The opposition against Jeff McCann and McKinley LLC’s (“McCann”) endeavor to short plat a property near Ravensdale WA, King County Department of Permitting and Environmental Review, (“County“), denied their short plat application.
The King County Superior Court stated McCann met the burden to establish that the county’s land use decision was an erroneous interpretation of law.
In this case, the County’s zoning ordinance allowed lots in this zone to be subdivided into 10-acre parcels. McCann wished to subdivide 49.95 acres into 4, 10-plus acre lots. After McCann had a vested short plat application, county staff believed that due to previous land use activities that McCann had done on other surrounding property it had owned, that it had already “used” the density in the larger area surrounding the property. County staff determined McCann needed to reduce its application for new lots from four to three.

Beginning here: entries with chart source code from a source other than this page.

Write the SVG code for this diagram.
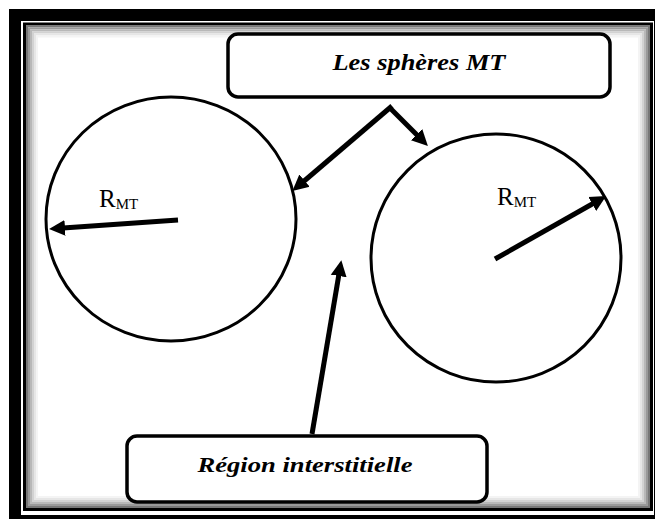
<svg xmlns="http://www.w3.org/2000/svg" width="655" height="519" viewBox="0 0 655 519">
<style>
.box{fill:#fff;stroke:#000;stroke-width:3.5}
.circ{fill:none;stroke:#000;stroke-width:3}
.con{fill:none;stroke:#000;stroke-width:5;stroke-linecap:butt}
.lbl{font-family:"Liberation Serif","DejaVu Serif",serif;font-style:italic;font-weight:bold;fill:#000}
.r{font-family:"Liberation Serif","DejaVu Serif",serif;fill:#000}
</style>
<defs>
<marker id="ah" markerUnits="userSpaceOnUse" markerWidth="20" markerHeight="20" refX="2" refY="8" orient="auto" viewBox="0 0 20 16">
<path d="M0,0 L16,8 L0,16 Z" fill="#000"/>
</marker>
</defs>
<g id="frame">
<rect x="0" y="0" width="655" height="519" fill="#fff"/>
<rect x="15" y="15" width="645" height="506" fill="none" stroke="#000" stroke-width="12"/>
<rect x="24.5" y="24" width="627" height="485.5" fill="#fff" stroke="#000" stroke-width="3"/>
<rect x="27" y="26.5" width="622" height="480.5" fill="none" stroke="#777" stroke-width="2"/>
<rect x="29" y="28.5" width="618" height="476.5" fill="none" stroke="#999" stroke-width="2"/>
<rect x="31" y="30.5" width="614" height="472.5" fill="none" stroke="#b8b8b8" stroke-width="2"/>
<rect x="33" y="32.5" width="610" height="468.5" fill="none" stroke="#d2d2d2" stroke-width="2"/>
<rect x="35" y="34.5" width="606" height="464.5" fill="none" stroke="#e6e6e6" stroke-width="2"/>
<rect x="37" y="36.5" width="602" height="460.5" fill="none" stroke="#f4f4f4" stroke-width="2"/>
</g>
<g id="sphere-left">
<ellipse class="circ" cx="171" cy="219" rx="125" ry="122"/>
<text class="r" x="99" y="207" font-size="25">R<tspan font-size="15" dy="2">MT</tspan></text>
</g>
<g id="sphere-right">
<ellipse class="circ" cx="496" cy="258" rx="125" ry="124"/>
<text class="r" x="497" y="205" font-size="25">R<tspan font-size="15" dy="2">MT</tspan></text>
</g>
<g id="box-spheres">
<rect class="box" x="228" y="34" width="382" height="63" rx="10"/>
<text class="lbl" x="419" y="70" font-size="23" text-anchor="middle" textLength="173" lengthAdjust="spacingAndGlyphs">Les sphères MT</text>
</g>
<g id="box-region">
<rect class="box" x="127" y="436" width="360" height="66" rx="10"/>
<text class="lbl" x="305" y="472" font-size="22" text-anchor="middle" textLength="215" lengthAdjust="spacingAndGlyphs">Région interstitielle</text>
</g>
<g id="connectors">
<polyline class="con" points="390,108 418,136" marker-end="url(#ah)"/>
<line class="con" x1="392" y1="106" x2="303" y2="182" marker-end="url(#ah)"/>
<line class="con" x1="312" y1="434" x2="339" y2="274" marker-end="url(#ah)"/>
<line class="con" x1="178" y1="220" x2="63" y2="228" marker-end="url(#ah)"/>
<line class="con" x1="495" y1="259" x2="594" y2="203" marker-end="url(#ah)"/>
</g>
</svg>
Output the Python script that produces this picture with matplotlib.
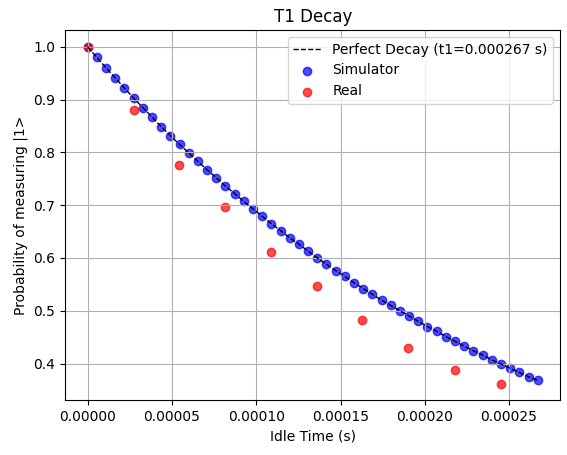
import matplotlib
matplotlib.use("Agg")
import matplotlib.pyplot as plt
from matplotlib.ticker import FormatStrFormatter
import numpy as np

t1 = 0.000267
sim_times = np.linspace(0, t1, 50)
sim_probs = [1.000, 0.980, 0.960, 0.941, 0.922, 0.903, 0.885, 0.867, 0.849, 0.832,
             0.815, 0.799, 0.783, 0.767, 0.752, 0.736, 0.722, 0.707, 0.693, 0.679,
             0.665, 0.652, 0.638, 0.626, 0.613, 0.600, 0.588, 0.576, 0.565, 0.553,
             0.542, 0.531, 0.520, 0.510, 0.500, 0.490, 0.480, 0.470, 0.461, 0.451,
             0.442, 0.433, 0.424, 0.416, 0.407, 0.399, 0.391, 0.383, 0.375, 0.368]
real_times = [0, 0.0000272, 0.0000544, 0.0000816, 0.000109, 0.000136,
              0.000163, 0.000190, 0.000218, 0.000245]
real_probs = [1.0, 0.881, 0.776, 0.696, 0.612, 0.546, 0.483, 0.430, 0.388, 0.362]

fig, ax = plt.subplots(figsize=(5.67, 4.55), dpi=100)
ax.plot(sim_times, sim_probs, 'k--', linewidth=1, label=f'Perfect Decay (t1={t1} s)')
ax.scatter(sim_times, sim_probs, color='blue', alpha=0.7, label='Simulator')
ax.scatter(real_times, real_probs, color='red', alpha=0.7, label='Real')
ax.xaxis.set_major_formatter(FormatStrFormatter('%.5f'))
ax.set_xticks([0, 0.00005, 0.0001, 0.00015, 0.0002, 0.00025])
ax.set_xlabel('Idle Time (s)')
ax.set_ylabel('Probability of measuring |1>')
ax.set_title('T1 Decay')
ax.grid(True)
ax.legend()
fig.subplots_adjust(left=0.115, right=0.988, top=0.934, bottom=0.12)
fig.savefig('out.png')
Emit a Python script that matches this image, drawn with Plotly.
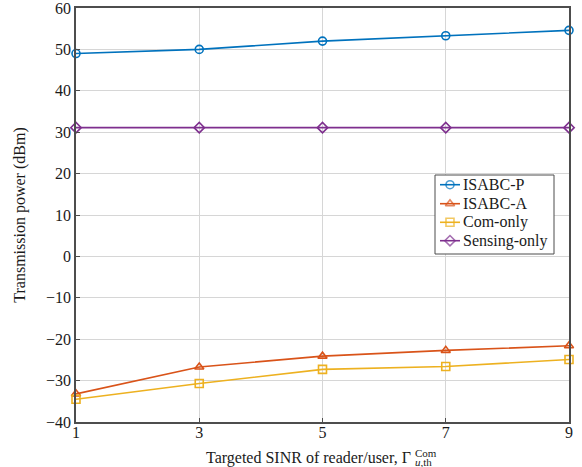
import plotly.graph_objects as go

x_vals = [1, 3, 5, 7, 9]
isabc_p = [49.0, 50.0, 52.0, 53.3, 54.6]
isabc_a = [-33.2, -26.7, -24.1, -22.7, -21.6]
com_only = [-34.5, -30.7, -27.3, -26.6, -24.9]
sensing_only = [31.1, 31.1, 31.1, 31.1, 31.1]
y_ticks = [-40, -30, -20, -10, 0, 10, 20, 30, 40, 50, 60]

series = [
    ("ISABC-P", isabc_p, "#0072BD", "circle-open"),
    ("ISABC-A", isabc_a, "#D95319", "triangle-up-open"),
    ("Com-only", com_only, "#EDB120", "square-open"),
    ("Sensing-only", sensing_only, "#7E2F8E", "diamond-open"),
]

font_fam = "Liberation Serif, Times New Roman, serif"
txt_col = "#1a1a1a"
FS = 16
X_RANGE = [1, 9]
Y_RANGE = [-40, 60]

fig = go.Figure()
for name, vals, col, sym in series:
    fig.add_trace(go.Scatter(
        x=x_vals, y=vals, name=name, mode="lines+markers", showlegend=False,
        line=dict(color=col, width=1.6),
        marker=dict(symbol=sym, size=8, color=col, line=dict(width=1.6, color=col)),
        cliponaxis=False,
    ))

# ---- manual legend (glyphs on an invisible overlay axis spanning the plot area) ----
L_X0, L_X1 = 0.7282, 0.9696
L_Y0, L_Y1 = 0.4058, 0.5966
row_y = [0.5732, 0.5273, 0.4824, 0.4379]
seg_x = [0.7383, 0.7586, 0.7789]
text_x = 0.7800


def px_to_x(p):
    return X_RANGE[0] + p * (X_RANGE[1] - X_RANGE[0])


def py_to_y(p):
    return Y_RANGE[0] + p * (Y_RANGE[1] - Y_RANGE[0])


fig.add_shape(type="rect", xref="x", yref="y",
              x0=px_to_x(L_X0), x1=px_to_x(L_X1), y0=py_to_y(L_Y0), y1=py_to_y(L_Y1),
              line=dict(color="#4d4d4d", width=1), fillcolor="white", layer="between")
for (name, vals, col, sym), ry in zip(series, row_y):
    fig.add_trace(go.Scatter(
        x=seg_x, y=[ry, ry, ry], xaxis="x2", yaxis="y2", mode="lines+markers",
        showlegend=False, hoverinfo="skip",
        line=dict(color=col, width=1.6),
        marker=dict(symbol=sym, size=[0, 8, 0], color=col, line=dict(width=1.6, color=col)),
        cliponaxis=False,
    ))
    fig.add_annotation(xref="paper", yref="paper", x=text_x, y=ry,
                       xanchor="left", yanchor="middle", text=name, showarrow=False,
                       font=dict(family=font_fam, size=FS, color=txt_col))

axis_common = dict(
    showgrid=True, gridcolor="#d6d6d6", gridwidth=1,
    showline=True, linecolor="#4d4d4d", linewidth=1.5, mirror=True,
    ticks="inside", ticklen=4, tickcolor="#4d4d4d",
    zeroline=False, automargin=False, ticklabeloverflow="allow",
    tickfont=dict(family=font_fam, size=FS, color=txt_col),
)

fig.update_xaxes(range=X_RANGE, tickvals=x_vals, ticklabelstandoff=-5, **axis_common)
fig.update_yaxes(range=Y_RANGE, tickvals=y_ticks,
                 title=dict(text="Transmission power (dBm)",
                            font=dict(family=font_fam, size=FS, color=txt_col), standoff=16),
                 **axis_common)

fig.update_layout(
    xaxis2=dict(overlaying="x", range=[0, 1], visible=False, fixedrange=True),
    yaxis2=dict(overlaying="y", range=[0, 1], visible=False, fixedrange=True),
)

gx = (413 - 76) / 493
fig.add_annotation(
    xref="paper", yref="paper", x=gx, y=0, yshift=-25, xanchor="right", yanchor="top",
    text="Targeted SINR of reader/user, Γ", showarrow=False,
    font=dict(family=font_fam, size=FS, color=txt_col),
)
fig.add_annotation(
    xref="paper", yref="paper", x=gx, y=0, yshift=-23, xanchor="left", yanchor="top",
    text="Com", showarrow=False,
    font=dict(family=font_fam, size=11, color=txt_col),
)
fig.add_annotation(
    xref="paper", yref="paper", x=gx, y=0, yshift=-32, xanchor="left", yanchor="top",
    text="<i>u</i>,th", showarrow=False,
    font=dict(family=font_fam, size=11, color=txt_col),
)

fig.update_layout(
    width=582, height=467,
    margin=dict(l=76, r=13, t=8, b=45),
    plot_bgcolor="white", paper_bgcolor="white",
    font=dict(family=font_fam, size=FS, color=txt_col),
    showlegend=False,
)

fig.write_html("out.html",
               config={"displayModeBar": False},
               post_script="document.body.style.margin='0';document.body.style.padding='0';")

Disagreeing, McCann made application to King County for a Code Interpretation. According to King County’s website: A code interpretation request may be made for a specific development proposal, as part of a code enforcement case, or for the general application of a specific KCC section. Development codes including KCC Titles 9, 14, 16, 19A, 20, 21A, and 23. The Code Interpretation Committee returned a decision that affirmed the county staff’s opinion.
McCann then appealed the case to the King County Hearing Examiner. McCann and King County each presented their cases. McCann advocated for a 4 Lot Short Plat and the county advocated for 3 lots. At the hearing, the expert witness for the county testified in support of McCann’s position for 4-lots. He testified that he worked for the county and authored that section of the code. He firmly believed the county was incorrectly interpreting their code in this case. The Hearing Examiner came back and not only ruled in favor of King County, but went several steps then even County staff. The Hearing Examiner determined that the 50-acre lot could not be subdivided at all. The conclusion was that McCann’s only option was to build one home on the entire site.
McCann then appealed to King County Superior Court. The court over-turned the decisions of King County Staff, King County’s Code Interpretation and the King County Hearing Examiner. It stated McCann “met its burden to establish that King County’s land use decision was an erroneous interpretation of law, clearly erroneous application of the law to the facts; and/or that elements of the County’s land use decision were not supported by substantial evidence.” It further stated in its final order granting Land Use Petition Act (LUPA), “the land use decision of King County denying the short plat application at issue and interpreting KCC 19A.08.180 is reversed.” Further, it stated that the property could be subdivided into four lots. Finally, the court specified that since McCann prevailed in whole, the county must reimburse it for their costs to prepare the record.
It might seem trivial to spend so much time fighting for one lot, but we need more accountability and transparency in land use decisions. We need someone to be the owner’s advocate and challenge incorrect interpretations of the code.